Il volo delle cicogne
di Jean-Christophe Grangè
Ho letto altri lavori di Jean-Christophe Grangè e li ho trovati abbastanza avvincenti, se piace il genere. Le trame sono coinvolgenti, anche se quasi sempre il finale rimane un po' debole.
Sono rimasto perciò parecchio sorpreso da questo romanzo. Sorpreso perchè noioso, poco credibile persino per questo genere, direi assolutamente palloso, per usare un termine poco tecnico ma che rende bene l'idea.
Gli autori di thriller, normalmente, cercano di coinvolgere da subito il lettore. E già qui si parte male: il protagonista è un neo-laureato in storia, orfano e adottato da famiglia benestante, che accetta un incarico da un conoscente dei genitori adottivi quantomeno strano: seguire la migrazione di alcuni gruppi di cicogne dall'Europa all'Africa, per indagare sulla sparizione di alcune di esse.

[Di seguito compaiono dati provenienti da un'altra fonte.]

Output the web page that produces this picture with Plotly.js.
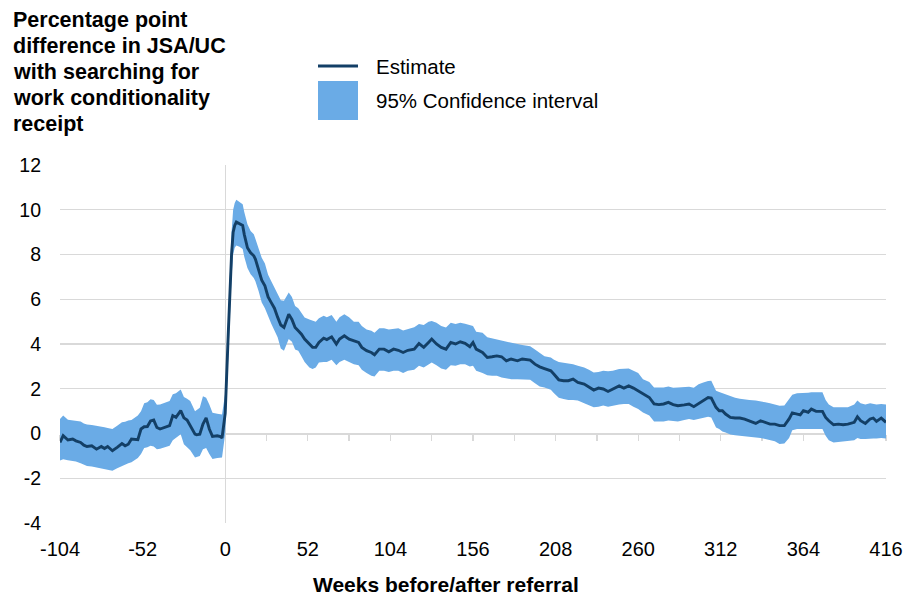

Capisco che la verosimiglianza non è necessaria in questi romanzi; certo che la storia traballa sin dall'inizio.
Il protagonista, poi, non brilla per ingegno: qualunque lettore con un minimo di intuizione si rende conto della vera ragione dell'incarico, ma il nostro no, non realizza sino ad almeno metà libro.
Il nostro mancato topo di biblioteca, poi, si rivela capace di sfuggire come un perfetto agente segreto ad attentati di killer professionisti, e più volte; diventa esperto nell'uso di armi di guerra in pochi giorni, è capace di uccidere senza la minima difficoltà. È una cosa che non sopporto persino in questo genere di romanzi: il tizio capace di trasformarsi in Jason Bourne da un giorno all'altro senza il minimo addestramento.
Ho poi la sensazione che l'autore abbia scritto questo lavoro senza il minimo entusiasmo: traspare distacco, quasi noia svogliata, nel suo periodare.
Concludo confermando che è stata una vera fatica arrivare alla fine; la conclusione è un po' più animata del resto, ma è solo perchè era impossibile mantenere un tale livello di noia dall'inizio alla fine.
È il primo romanzo di Grangè, diciamo che si stava facendo le ossa.